6 comments for this entry:
  1. ben

    Jack Spicer’s AFTER LORCA would presumably fit, as well as James Macpherson’s Ossian poems (“translations” without originals)…

  2. ben

    Oh, and Hölderlin’s Sophocles translations, in which Benjamin claims that “meaning plunges from abyss to abyss until it threatens to become lost in the bottomless depths of language.”

  3. Johannes Göransson

    Hi John,

    I wonder what does an “othering” translation consists of? How does it relate to the “original”? Does it “other” the original?

    Both of the primary writers I’ve been translating – Aase Berg and Johan Jönson – work with translations-as-writing in their “original” books. For example, Berg translates a number of texts – sci-fi movies, string theory, Harry Martinsson’s modernist epic Aniara – into her books; Jönson’s Collobert Orbital is a “translation” of Danielle Collobert’s journals (translated into English by Norma Cole) into an extreme, “impoverished” Swedish that focuses it on global capitalism.

    In my own poetry I do a lot of interlingual movements – most obviously in my book Pilot, which moves largely through translations (of newspapers, punk songs from the 70s, the text itself), and which includes both a kind of messed up English and a kind of messed up Swedish (the goal being to use translations to mess with the languages, turn them into a kind of foreignese). But I do this in all my work to a lesser extent, or to a less-foregrounded extent.

    There is an interesting and prominent vein in American thinking about translation that suggests – following perhaps Lawrence Venuti – that the translation should call attention to its own translatedness. Something that echoes the prevailing ideas of the need for “critical distance” in US poetry.

    My feeling is that the opposite is a more radical move: the attempt at total saturation of the foreign text. There is already so much attention called to the text’s foreigness; I want to read the foreign as viscerally direct as possible. (which is of course an impossible idea.) US poetry has done a lot to spread around the world – on the wings of US centrality of 20th century, due to capitalism, military – and very little to engage with foreign literature. I think that’s a bigger issue; I don’t want to “other” the foreign any more than it already is! (And I don’t believe in the idea of agency inherent in the notion of a critical distance.)

    But this saturation won’t be “accurate” – it will be inherently deformative. I don’t believe in a stable language to begin with. I vehemently oppose folks like Ron Silliman who objects to foreigners translating texts into English b/c foreigners foreignize/ruin some kind of pristine English – I’m interested in poetry that messes with such notions of a stable langauge)

    My position might be in part influenced by the fact that I’m largely not working with “classics” as most of the examples you give, but with contemporary works, and contemporary works that are highly “experimental.” Ie works that are already working with “translation” as an MO for writing.
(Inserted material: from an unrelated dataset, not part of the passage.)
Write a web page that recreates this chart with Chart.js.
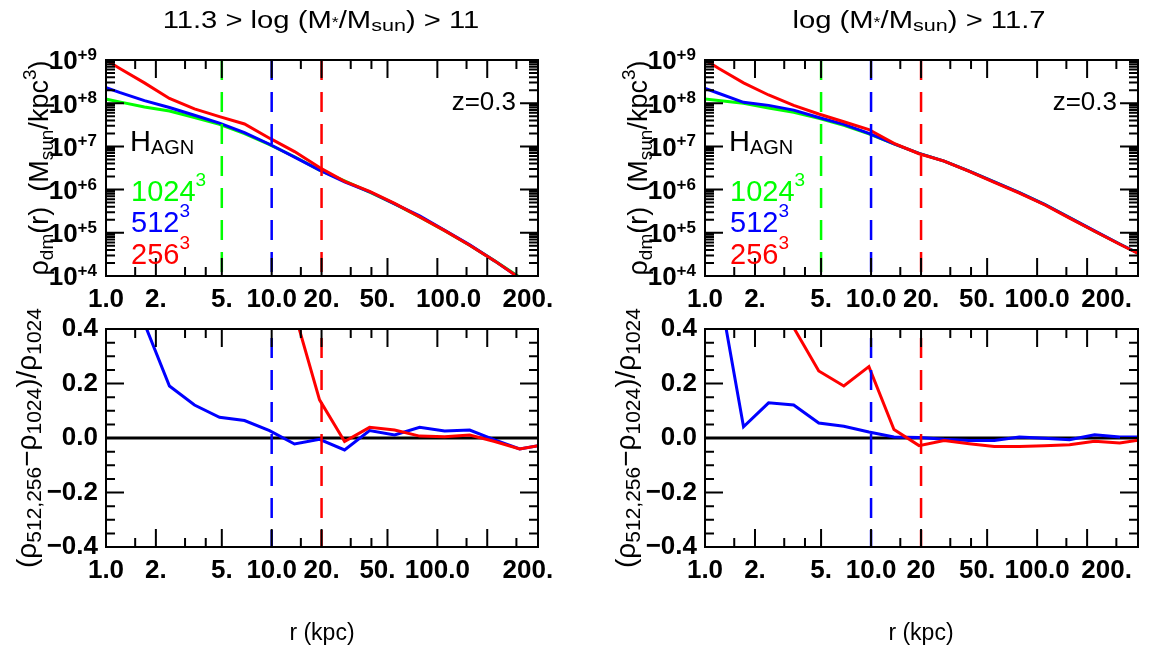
<!DOCTYPE html>
<html>
<head>
<meta charset="utf-8">
<script src="https://cdn.jsdelivr.net/npm/chart.js@4.4.1/dist/chart.umd.min.js"></script>
<style>
body { margin: 0; background: #fff; }
#wrap { position: relative; width: 1156px; height: 650px; overflow: hidden;
        font-family: "Liberation Sans", Arial, Helvetica, sans-serif; color: #000; }
canvas { position: absolute; left: 0; top: 0; }
.t { position: absolute; white-space: nowrap; line-height: 1; }
.c { text-align: center; width: 400px; }
.wide { transform: scaleX(1.27); }
.rot { position: absolute; white-space: nowrap; text-align: center; transform: rotate(-90deg); }
.sub, .sup { position: relative; }
</style>
</head>
<body>
<div id="wrap">
  <canvas id="tl" width="1156" height="650"></canvas>
  <canvas id="bl" width="1156" height="650"></canvas>
  <canvas id="tr" width="1156" height="650"></canvas>
  <canvas id="br" width="1156" height="650"></canvas>

  <!-- titles -->
  <div class="t c wide" style="left:121px;top:9px;font-size:23px">11.3 &gt; log (M<span class="sub" style="font-size:14px;top:-1px">*</span>/M<span class="sub" style="font-size:17px;top:3px">sun</span>) &gt; 11</div>
  <div class="t c wide" style="left:719px;top:9px;font-size:23px">log (M<span class="sub" style="font-size:14px;top:-1px">*</span>/M<span class="sub" style="font-size:17px;top:3px">sun</span>) &gt; 11.7</div>

  <!-- x axis titles -->
  <div class="t c" style="left:122px;top:621px;font-size:23px">r (kpc)</div>
  <div class="t c" style="left:721px;top:621px;font-size:23px">r (kpc)</div>

  <!-- y axis titles -->
  <div class="rot" style="left:-111px;top:154px;width:300px;height:28px;line-height:28px;font-size:27px">&rho;<span class="sub" style="font-size:19px;top:5px">dm</span>(r)&nbsp; (M<span class="sub" style="font-size:19px;top:5px">sun</span>/kpc<span class="sup" style="font-size:19px;top:-12px">3</span>)</div>
  <div class="rot" style="left:-123px;top:424px;width:300px;height:28px;line-height:28px;font-size:28px">(&rho;<span class="sub" style="font-size:21px;top:5px">512,256</span>&minus;&rho;<span class="sub" style="font-size:21px;top:5px">1024</span>)/&rho;<span class="sub" style="font-size:21px;top:5px">1024</span></div>
  <div class="rot" style="left:488px;top:154px;width:300px;height:28px;line-height:28px;font-size:27px">&rho;<span class="sub" style="font-size:19px;top:5px">dm</span>(r)&nbsp; (M<span class="sub" style="font-size:19px;top:5px">sun</span>/kpc<span class="sup" style="font-size:19px;top:-12px">3</span>)</div>
  <div class="rot" style="left:476px;top:424px;width:300px;height:28px;line-height:28px;font-size:28px">(&rho;<span class="sub" style="font-size:21px;top:5px">512,256</span>&minus;&rho;<span class="sub" style="font-size:21px;top:5px">1024</span>)/&rho;<span class="sub" style="font-size:21px;top:5px">1024</span></div>

  <!-- annotations, left -->
  <div class="t" style="right:640px;top:88px;font-size:26px">z=0.3</div>
  <div class="t" style="left:130px;top:127px;font-size:29px">H<span class="sub" style="font-size:20px;top:3px">AGN</span></div>
  <div class="t" style="left:131px;top:177px;font-size:29px;color:#00ff00">1024<span class="sup" style="font-size:19px;top:-15px">3</span></div>
  <div class="t" style="left:131px;top:208px;font-size:29px;color:#0000ff">512<span class="sup" style="font-size:19px;top:-15px">3</span></div>
  <div class="t" style="left:131px;top:240px;font-size:29px;color:#ff0000">256<span class="sup" style="font-size:19px;top:-15px">3</span></div>

  <!-- annotations, right -->
  <div class="t" style="right:39px;top:88px;font-size:26px">z=0.3</div>
  <div class="t" style="left:729px;top:127px;font-size:29px">H<span class="sub" style="font-size:20px;top:3px">AGN</span></div>
  <div class="t" style="left:730px;top:177px;font-size:29px;color:#00ff00">1024<span class="sup" style="font-size:19px;top:-15px">3</span></div>
  <div class="t" style="left:730px;top:208px;font-size:29px;color:#0000ff">512<span class="sup" style="font-size:19px;top:-15px">3</span></div>
  <div class="t" style="left:730px;top:240px;font-size:29px;color:#ff0000">256<span class="sup" style="font-size:19px;top:-15px">3</span></div>
</div>

<script>
// radial bins (kpc), shared by every curve
const r_bins = [0.851, 1.205, 1.706, 2.415, 3.420, 4.842, 6.855, 9.705, 13.74, 19.45,
                27.54, 38.99, 55.21, 78.16, 110.7, 156.7, 221.8, 314.1, 444.6];

// log10 of rho_dm (Msun/kpc^3), 11.3 > log M* > 11
const lgrho_1024_lo = [8.15, 8.03, 7.91, 7.82, 7.67, 7.51, 7.295, 7.04, 6.76, 6.45, 6.20, 5.94, 5.67, 5.37, 5.05, 4.71, 4.35, 3.97, 3.58];
const lgrho_512_lo  = [8.46, 8.25, 8.06, 7.90, 7.72, 7.54, 7.32, 7.05, 6.75, 6.45, 6.18, 5.95, 5.67, 5.39, 5.06, 4.72, 4.35, 3.95, 3.57];
const lgrho_256_lo  = [9.16, 8.81, 8.47, 8.11, 7.87, 7.69, 7.52, 7.19, 6.88, 6.51, 6.19, 5.96, 5.68, 5.37, 5.05, 4.71, 4.35, 3.95, 3.57];

// log10 of rho_dm, log M* > 11.7
const lgrho_1024_hi = [8.13, 8.06, 8.00, 7.89, 7.79, 7.65, 7.49, 7.29, 7.06, 6.84, 6.66, 6.43, 6.18, 5.93, 5.66, 5.35, 5.04, 4.74, 4.45];
const lgrho_512_hi  = [8.44, 8.23, 8.02, 7.95, 7.84, 7.67, 7.51, 7.30, 7.06, 6.84, 6.66, 6.43, 6.18, 5.93, 5.66, 5.35, 5.045, 4.74, 4.45];
const lgrho_256_hi  = [9.17, 8.81, 8.47, 8.19, 7.95, 7.75, 7.57, 7.39, 7.07, 6.83, 6.66, 6.42, 6.17, 5.92, 5.65, 5.34, 5.035, 4.735, 4.448];

// (rho_x - rho_1024) / rho_1024
const diff_512_lo = [1.04, 0.66, 0.42, 0.191, 0.121, 0.076, 0.064, 0.027, -0.022, -0.005, -0.044, 0.027, 0.011, 0.039, 0.026, 0.029, -0.007, -0.04, -0.024];
const diff_256_lo = [8.0, 4.5, 2.7, 1.1, 0.62, 0.52, 0.62, 0.6, 0.46, 0.14, -0.013, 0.039, 0.029, 0.007, 0.005, 0.011, -0.013, -0.04, -0.024];
const diff_512_hi = [0.8, 0.56, 0.041, 0.129, 0.121, 0.055, 0.043, 0.022, 0.004, 0.002, -0.005, -0.009, -0.009, 0.004, -0.001, -0.006, 0.012, 0.004, 0.003];
const diff_256_hi = [3.5, 2.5, 1.5, 0.8, 0.405, 0.246, 0.191, 0.262, 0.031, -0.028, -0.009, -0.021, -0.031, -0.031, -0.028, -0.025, -0.012, -0.018, -0.005];

// resolution limits (kpc)
const r_lim_1024 = 5, r_lim_512 = 10, r_lim_256 = 20;

// axes
const x_min = 1, x_max = 405;
const rho_min = 1e4, rho_max = 1e9;
const diff_min = -0.4, diff_max = 0.4;
const x_major = [1, 2, 5, 10, 20, 50, 100, 200];
const x_minor = [1.5, 3, 4, 15, 30, 40, 150, 300];
const rho_exp = [4, 5, 6, 7, 8, 9];
const diff_major = [-0.4, -0.2, 0, 0.2, 0.4];
const diff_minor = [-0.35, -0.3, -0.25, -0.15, -0.1, -0.05, 0.05, 0.1, 0.15, 0.25, 0.3, 0.35];
const diff_labels = ['\u22120.4', '\u22120.2', '0.0', '0.2', '0.4'];
// where IDL put the x tick labels
const xlab_tl = [1, 2, 5, 10, 20, 43.5, 117, 352];
const xlab_bl = [1, 2, 5, 10, 20, 43.5, 100, 352];
const xlab_r  = [1, 2, 5, 10, 20, 43.5, 100, 262];
const xtxt_l  = ['1.0', '2.', '5.', '10.0', '20.', '50.', '100.0', '200.'];
const xtxt_br = ['1.0', '2.', '5.', '10.0', '20', '50.', '100.0', '200.'];

const GREEN = '#00ff00', BLUE = '#0000ff', RED = '#ff0000';
const FONT = '"Liberation Sans", Arial, Helvetica, sans-serif';

Chart.defaults.font.family = FONT;

// log minor ticks 2..9 in every decade
const rho_minor = [];
for (let e = 4; e < 9; e++) for (let m = 2; m <= 9; m++) rho_minor.push(m * Math.pow(10, e));

function curve(ys, color, log) {
    return {
        data: r_bins.map((x, i) => ({x: x, y: log ? Math.pow(10, ys[i]) : ys[i]})),
        borderColor: color, borderWidth: 3, pointRadius: 0, fill: false, tension: 0
    };
}
function vline(x, y0, y1, color, offset) {
    return {
        data: [{x: x, y: y0}, {x: x, y: y1}],
        borderColor: color, borderWidth: 2.5, borderDash: [20, 12], borderDashOffset: offset,
        pointRadius: 0, fill: false
    };
}

// box, inward ticks on all four sides, and 10^n labels
const frameTicks = {
    id: 'frameTicks',
    afterDatasetsDraw(chart, args, opt) {
        const {ctx, chartArea: a} = chart;
        const x = chart.scales.x, y = chart.scales.y;
        ctx.save();
        ctx.strokeStyle = '#000';
        ctx.lineWidth = 2;
        ctx.beginPath();
        const tx = (vals, len) => vals.forEach(v => {
            const p = x.getPixelForValue(v);
            ctx.moveTo(p, a.bottom); ctx.lineTo(p, a.bottom - len);
            ctx.moveTo(p, a.top); ctx.lineTo(p, a.top + len);
        });
        const ty = (vals, len) => vals.forEach(v => {
            const p = y.getPixelForValue(v);
            ctx.moveTo(a.left, p); ctx.lineTo(a.left + len, p);
            ctx.moveTo(a.right, p); ctx.lineTo(a.right - len, p);
        });
        tx(x_major, 18); tx(x_minor, 9);
        ty(opt.yMajor, 18); ty(opt.yMinor, 9);
        ctx.stroke();
        ctx.strokeRect(a.left, a.top, a.right - a.left, a.bottom - a.top);

        if (opt.powers) {
            ctx.fillStyle = '#000';
            ctx.textBaseline = 'alphabetic';
            ctx.textAlign = 'left';
            opt.powers.forEach(e => {
                const p = y.getPixelForValue(Math.pow(10, e));
                const sup = '+' + e;
                ctx.font = 'bold 17px ' + FONT;
                const ws = ctx.measureText(sup).width;
                const right = a.left - 9;
                ctx.fillText(sup, right - ws, p);
                ctx.font = 'bold 26px ' + FONT;
                const wm = ctx.measureText('10').width;
                ctx.fillText('10', right - ws - wm, p + 9.3);
            });
        }
        ctx.restore();
    }
};

function panel(id, frame, datasets, top, xlab, xtxt) {
    const YW = 60, XH = 40;
    const yScale = top ? {
        type: 'logarithmic', min: rho_min, max: rho_max,
        ticks: {display: false}
    } : {
        type: 'linear', min: diff_min, max: diff_max,
        afterBuildTicks: s => { s.ticks = diff_major.map(v => ({value: v})); },
        ticks: {
            padding: 8, color: '#000', font: {size: 26, weight: 'bold'},
            callback: (v, i) => diff_labels[i]
        }
    };
    yScale.grid = {display: false, drawTicks: false};
    yScale.border = {display: false};
    yScale.afterFit = s => { s.width = YW; s.paddingTop = 0; s.paddingBottom = 0; };

    return new Chart(document.getElementById(id), {
        type: 'line',
        data: {datasets: datasets},
        options: {
            responsive: false,
            animation: false,
            layout: {padding: {left: frame.l - YW, top: frame.t, right: 1156 - frame.r, bottom: 650 - frame.b - XH}},
            plugins: {
                legend: {display: false},
                tooltip: {enabled: false},
                frameTicks: top
                    ? {yMajor: rho_exp.map(e => Math.pow(10, e)), yMinor: rho_minor, powers: rho_exp}
                    : {yMajor: diff_major, yMinor: diff_minor}
            },
            scales: {
                x: {
                    type: 'logarithmic', min: x_min, max: x_max,
                    grid: {display: false, drawTicks: false},
                    border: {display: false},
                    afterBuildTicks: s => { s.ticks = xlab.map(v => ({value: v})); },
                    afterFit: s => { s.height = XH; s.paddingLeft = 0; s.paddingRight = 0; },
                    ticks: {
                        autoSkip: false, maxRotation: 0, minRotation: 0, padding: 8,
                        color: '#000', font: {size: 26, weight: 'bold'},
                        callback: (v, i) => xtxt[i]
                    }
                },
                y: yScale
            }
        },
        plugins: [frameTicks]
    });
}

// top left
panel('tl', {l: 106, t: 60, r: 538, b: 276}, [
    vline(r_lim_1024, rho_max, rho_min, GREEN, 0),
    vline(r_lim_512, rho_max, rho_min, BLUE, 0),
    vline(r_lim_256, rho_max, rho_min, RED, 0),
    curve(lgrho_256_lo, RED, true),
    curve(lgrho_512_lo, BLUE, true),
    curve(lgrho_1024_lo, GREEN, true)
], true, xlab_tl, xtxt_l);

// bottom left
panel('bl', {l: 106, t: 329, r: 538, b: 547}, [
    vline(r_lim_512, diff_max, diff_min, BLUE, 23),
    vline(r_lim_256, diff_max, diff_min, RED, 23),
    curve(diff_256_lo, RED, false),
    curve(diff_512_lo, BLUE, false),
    {data: [{x: x_min, y: 0}, {x: x_max, y: 0}], borderColor: '#000', borderWidth: 3, pointRadius: 0}
], false, xlab_bl, xtxt_l);

// top right
panel('tr', {l: 705, t: 60, r: 1138, b: 276}, [
    vline(r_lim_1024, rho_max, rho_min, GREEN, 0),
    vline(r_lim_512, rho_max, rho_min, BLUE, 0),
    vline(r_lim_256, rho_max, rho_min, RED, 0),
    curve(lgrho_256_hi, RED, true),
    curve(lgrho_512_hi, BLUE, true),
    curve(lgrho_1024_hi, GREEN, true)
], true, xlab_r, xtxt_l);

// bottom right
panel('br', {l: 705, t: 329, r: 1138, b: 547}, [
    vline(r_lim_512, diff_max, diff_min, BLUE, 23),
    vline(r_lim_256, diff_max, diff_min, RED, 23),
    curve(diff_256_hi, RED, false),
    curve(diff_512_hi, BLUE, false),
    {data: [{x: x_min, y: 0}, {x: x_max, y: 0}], borderColor: '#000', borderWidth: 3, pointRadius: 0}
], false, xlab_r, xtxt_br);
</script>
</body>
</html>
Berg for example totally tweaks the Swedish language – fluid with multilingual puns and plays for example. So I’m not under the delusion that I’m capturing a stable original, but rather participating in a volatile movement. Ie, translation has taught me that the “original” is not something set which one can then go about “othering” – it’s a process in which I’m participating, a process which certainly includes all kinds of movements of “othering” and “familiarizing.” So my translations are often pretty strange (English deformed by a Swedish that is already deformed and interlingual to begin with)..

    Swedes always express surprise that anyone could translate Berg’s work, usually saying something like, isn’t translating her poetry “impossible”? But it’s often the “impossible” translations that I’m most interested in.
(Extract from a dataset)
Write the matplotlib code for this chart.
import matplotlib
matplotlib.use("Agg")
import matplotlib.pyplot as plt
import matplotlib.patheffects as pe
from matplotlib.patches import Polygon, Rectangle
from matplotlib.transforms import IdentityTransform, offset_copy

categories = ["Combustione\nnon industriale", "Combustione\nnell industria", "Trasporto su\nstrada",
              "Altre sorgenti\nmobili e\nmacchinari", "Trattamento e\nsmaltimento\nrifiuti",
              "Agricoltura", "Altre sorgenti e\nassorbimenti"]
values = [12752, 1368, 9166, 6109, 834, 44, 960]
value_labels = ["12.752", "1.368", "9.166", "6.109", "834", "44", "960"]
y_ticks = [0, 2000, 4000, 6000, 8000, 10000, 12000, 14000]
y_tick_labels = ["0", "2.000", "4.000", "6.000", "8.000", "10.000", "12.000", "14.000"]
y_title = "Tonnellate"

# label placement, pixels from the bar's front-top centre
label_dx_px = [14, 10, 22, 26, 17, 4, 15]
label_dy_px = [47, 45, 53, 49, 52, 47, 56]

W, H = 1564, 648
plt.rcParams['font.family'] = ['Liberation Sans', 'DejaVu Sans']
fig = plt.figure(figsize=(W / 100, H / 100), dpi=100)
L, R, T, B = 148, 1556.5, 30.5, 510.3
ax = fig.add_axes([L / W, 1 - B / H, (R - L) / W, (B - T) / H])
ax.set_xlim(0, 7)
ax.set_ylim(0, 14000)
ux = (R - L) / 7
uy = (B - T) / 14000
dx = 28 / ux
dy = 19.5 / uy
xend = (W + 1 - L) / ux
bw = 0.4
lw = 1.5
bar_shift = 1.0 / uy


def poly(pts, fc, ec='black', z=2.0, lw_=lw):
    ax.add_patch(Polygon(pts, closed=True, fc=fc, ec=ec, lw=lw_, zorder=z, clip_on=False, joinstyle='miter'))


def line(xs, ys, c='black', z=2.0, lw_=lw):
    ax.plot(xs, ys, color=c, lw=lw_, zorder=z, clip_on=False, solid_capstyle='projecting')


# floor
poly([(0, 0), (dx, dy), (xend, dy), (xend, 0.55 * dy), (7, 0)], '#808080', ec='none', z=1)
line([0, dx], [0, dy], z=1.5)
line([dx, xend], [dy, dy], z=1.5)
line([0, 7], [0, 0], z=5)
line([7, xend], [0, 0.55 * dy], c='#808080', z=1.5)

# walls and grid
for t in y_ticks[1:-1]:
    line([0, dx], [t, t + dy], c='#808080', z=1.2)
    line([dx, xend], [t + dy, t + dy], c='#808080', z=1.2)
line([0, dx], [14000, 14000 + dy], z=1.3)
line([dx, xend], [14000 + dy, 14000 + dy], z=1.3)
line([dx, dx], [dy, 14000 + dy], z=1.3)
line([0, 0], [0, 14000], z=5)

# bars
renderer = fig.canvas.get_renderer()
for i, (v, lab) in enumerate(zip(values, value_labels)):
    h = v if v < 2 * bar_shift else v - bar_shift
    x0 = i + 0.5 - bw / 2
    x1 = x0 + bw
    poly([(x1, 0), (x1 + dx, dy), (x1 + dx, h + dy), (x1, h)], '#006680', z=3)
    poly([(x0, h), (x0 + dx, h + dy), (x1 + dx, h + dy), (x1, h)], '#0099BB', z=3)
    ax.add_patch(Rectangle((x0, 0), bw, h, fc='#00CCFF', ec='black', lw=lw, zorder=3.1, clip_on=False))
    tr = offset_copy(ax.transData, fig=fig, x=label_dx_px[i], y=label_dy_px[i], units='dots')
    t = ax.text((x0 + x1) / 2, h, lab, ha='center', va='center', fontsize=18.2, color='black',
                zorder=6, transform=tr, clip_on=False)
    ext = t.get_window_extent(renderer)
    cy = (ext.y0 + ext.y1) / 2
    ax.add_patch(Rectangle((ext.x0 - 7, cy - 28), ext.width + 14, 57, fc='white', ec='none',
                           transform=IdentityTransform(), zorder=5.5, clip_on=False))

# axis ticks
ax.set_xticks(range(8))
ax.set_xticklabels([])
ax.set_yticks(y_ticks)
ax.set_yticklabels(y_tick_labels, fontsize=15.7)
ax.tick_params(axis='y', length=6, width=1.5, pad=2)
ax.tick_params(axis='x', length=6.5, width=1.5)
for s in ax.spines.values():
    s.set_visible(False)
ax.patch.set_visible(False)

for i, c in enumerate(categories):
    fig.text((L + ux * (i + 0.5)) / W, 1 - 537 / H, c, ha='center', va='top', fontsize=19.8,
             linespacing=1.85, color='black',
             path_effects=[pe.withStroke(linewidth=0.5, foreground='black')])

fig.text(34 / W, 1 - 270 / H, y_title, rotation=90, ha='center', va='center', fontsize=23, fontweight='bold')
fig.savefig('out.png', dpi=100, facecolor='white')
    Though actually Johan’s texts are extremely translatable because they’re very un-literary – very austere, reduced syntax and vocab. I could probably (should maybe) use google translator for his text.
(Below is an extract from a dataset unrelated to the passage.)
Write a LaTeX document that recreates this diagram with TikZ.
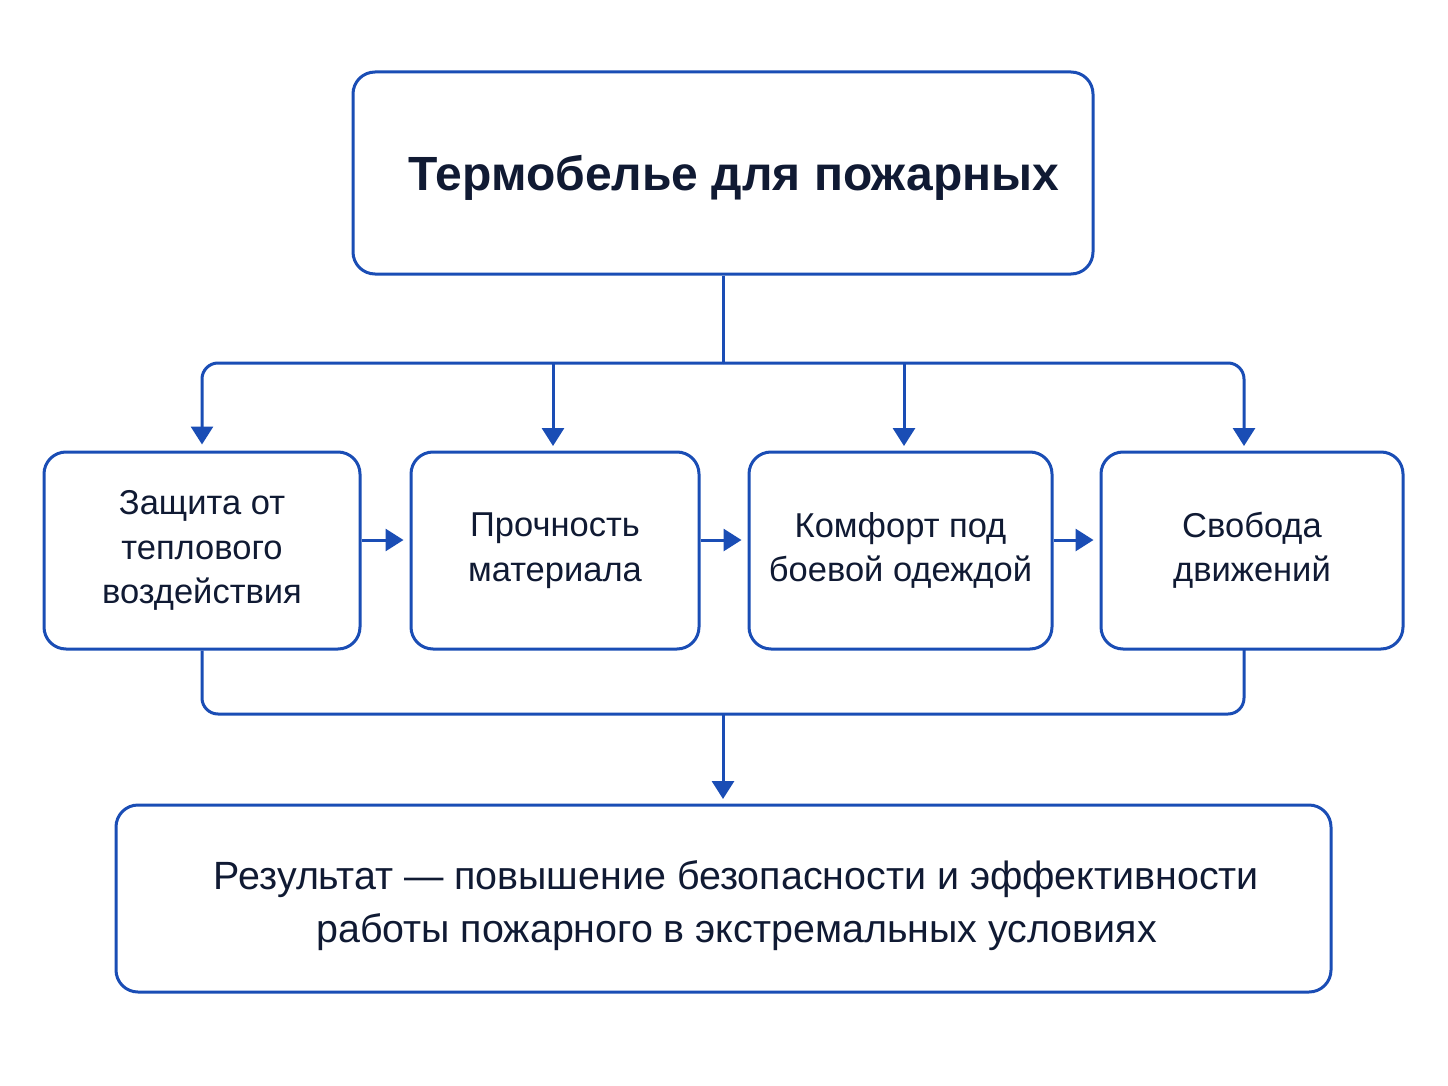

    How do you see your idea of “othering” translations fitting into this scheme?

    Bruce Andrews’ Lipservice seems like an interesting poem-as-“translation” of the Inferno. Is that the book you mean? Hawkey’s Ventrakl, while acknowledging the great problems of translation, is really a search for a kind of occult connection to the poetry of Trakl, in many ways a work of Aase-Berg-ian “translation” poetics as much as a “translation”.

    Joyelle did a great translation of the Ovid’s Aenid a few years ago; it was set in the US and intertwined the classic text with blogs by US soldiers from the war in Iraq, but at the same time, one classics scholar told me that the excerpts he’d read were the best (ie most “accurate”) translations of the text he’d ever read. So it has an interested dynamic of saturation that includes elements of “othering.” (Only a few excerpts have been published here and there; she didn’t publish the whole book.)

    There’s also Caroline Bergvall’s work, which I’ll write more about later. And in his book on kitsch, Daniel Tiffany traces the idea of kitsch back to various coutnerfeit translations of the Romantic era, which to me suggests why both the idea of translation and the idea of kitsch is so central to modern discussions of poetry.

    Thanks for your letter.


  4. Response to letter about Translation - Montevidayo

    […] Johannes on Jul.14, 2011, under Uncategorized [I wrote this response to John's letter querying about my ideas about "othering" translations below. Please feel free to add suggestions to both the […]

  5. adam strauss

    Anyone here read Nabakov’s Eugeene Onegin? Isn’t it often criticized for having so little distance from the Russian, for trying to act like English can be Russian; I havn’t read it but if this critique is at-all accurate then the dissed sounds absolutely delicious!

  6. apsiegel

    @adam: Nabokov’s Onegin is a trot: VN sacrificed fidelity to form in favor of meaning. As is so often the case, it’s the commentary he prepared (vols. two and three of the four-volume edition) where the real statement lies. If you’re going to make your way through VN’s Onegin, you might as well learn Russian. However, anyone interested in one great artist’s reaction to another can read vols. two and three and profit greatly.